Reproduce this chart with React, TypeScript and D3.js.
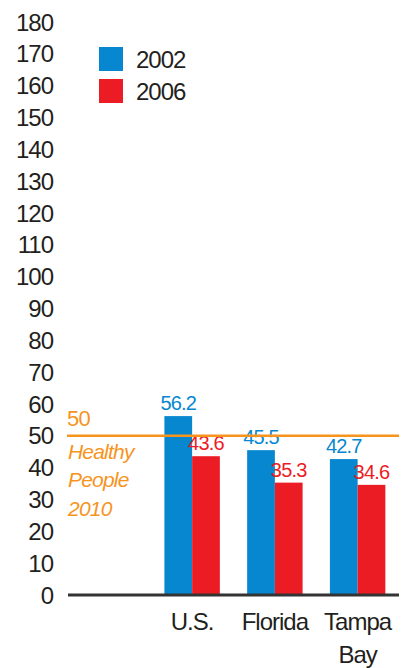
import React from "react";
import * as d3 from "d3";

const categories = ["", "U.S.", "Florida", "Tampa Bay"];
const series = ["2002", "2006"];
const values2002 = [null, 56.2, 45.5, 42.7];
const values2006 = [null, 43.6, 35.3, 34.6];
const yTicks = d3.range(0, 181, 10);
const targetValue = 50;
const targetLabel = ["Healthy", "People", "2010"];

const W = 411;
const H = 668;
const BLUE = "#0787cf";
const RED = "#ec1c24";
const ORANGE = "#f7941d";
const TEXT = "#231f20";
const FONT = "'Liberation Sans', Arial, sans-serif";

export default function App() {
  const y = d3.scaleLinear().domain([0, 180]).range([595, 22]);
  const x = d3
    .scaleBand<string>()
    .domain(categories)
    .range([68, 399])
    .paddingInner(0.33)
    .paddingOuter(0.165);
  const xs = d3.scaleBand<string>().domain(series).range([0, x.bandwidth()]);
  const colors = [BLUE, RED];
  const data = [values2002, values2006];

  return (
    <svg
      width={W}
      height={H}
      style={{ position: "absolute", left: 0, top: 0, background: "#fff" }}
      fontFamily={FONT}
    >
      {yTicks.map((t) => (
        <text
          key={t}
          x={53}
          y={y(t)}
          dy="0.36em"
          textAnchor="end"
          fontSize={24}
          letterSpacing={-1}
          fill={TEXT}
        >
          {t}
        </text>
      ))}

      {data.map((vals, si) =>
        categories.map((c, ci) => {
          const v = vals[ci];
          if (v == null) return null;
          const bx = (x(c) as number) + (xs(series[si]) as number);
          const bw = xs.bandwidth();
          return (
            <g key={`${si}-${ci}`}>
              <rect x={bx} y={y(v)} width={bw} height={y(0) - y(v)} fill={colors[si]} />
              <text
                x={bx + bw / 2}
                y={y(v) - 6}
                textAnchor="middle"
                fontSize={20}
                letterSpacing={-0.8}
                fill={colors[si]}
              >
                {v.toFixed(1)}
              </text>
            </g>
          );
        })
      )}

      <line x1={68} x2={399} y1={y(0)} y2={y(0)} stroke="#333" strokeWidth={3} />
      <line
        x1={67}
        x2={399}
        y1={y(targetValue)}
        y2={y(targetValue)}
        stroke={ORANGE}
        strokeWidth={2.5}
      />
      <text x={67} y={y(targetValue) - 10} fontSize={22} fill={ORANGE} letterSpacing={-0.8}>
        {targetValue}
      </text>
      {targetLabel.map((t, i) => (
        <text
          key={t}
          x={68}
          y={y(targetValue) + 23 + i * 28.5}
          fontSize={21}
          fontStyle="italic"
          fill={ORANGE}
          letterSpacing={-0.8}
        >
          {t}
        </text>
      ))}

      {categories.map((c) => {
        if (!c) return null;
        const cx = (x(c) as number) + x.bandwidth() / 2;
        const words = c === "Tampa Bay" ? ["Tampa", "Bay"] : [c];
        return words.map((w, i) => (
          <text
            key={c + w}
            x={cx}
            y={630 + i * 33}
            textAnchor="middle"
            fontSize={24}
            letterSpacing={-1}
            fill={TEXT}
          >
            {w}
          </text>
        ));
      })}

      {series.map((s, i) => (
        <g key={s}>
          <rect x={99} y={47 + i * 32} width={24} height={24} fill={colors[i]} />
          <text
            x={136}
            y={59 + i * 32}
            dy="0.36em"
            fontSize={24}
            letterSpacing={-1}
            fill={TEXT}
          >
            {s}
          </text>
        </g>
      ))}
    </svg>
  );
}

§ **OBJECTIVE**
Starting at the top of the listing above, reproduce each line up to and including the one with "import * as"; omit the pictures.

§ **FINAL ANSWER**
Reproduce this chart with React, TypeScript and D3.js.
import React from "react";
import * as d3 from "d3";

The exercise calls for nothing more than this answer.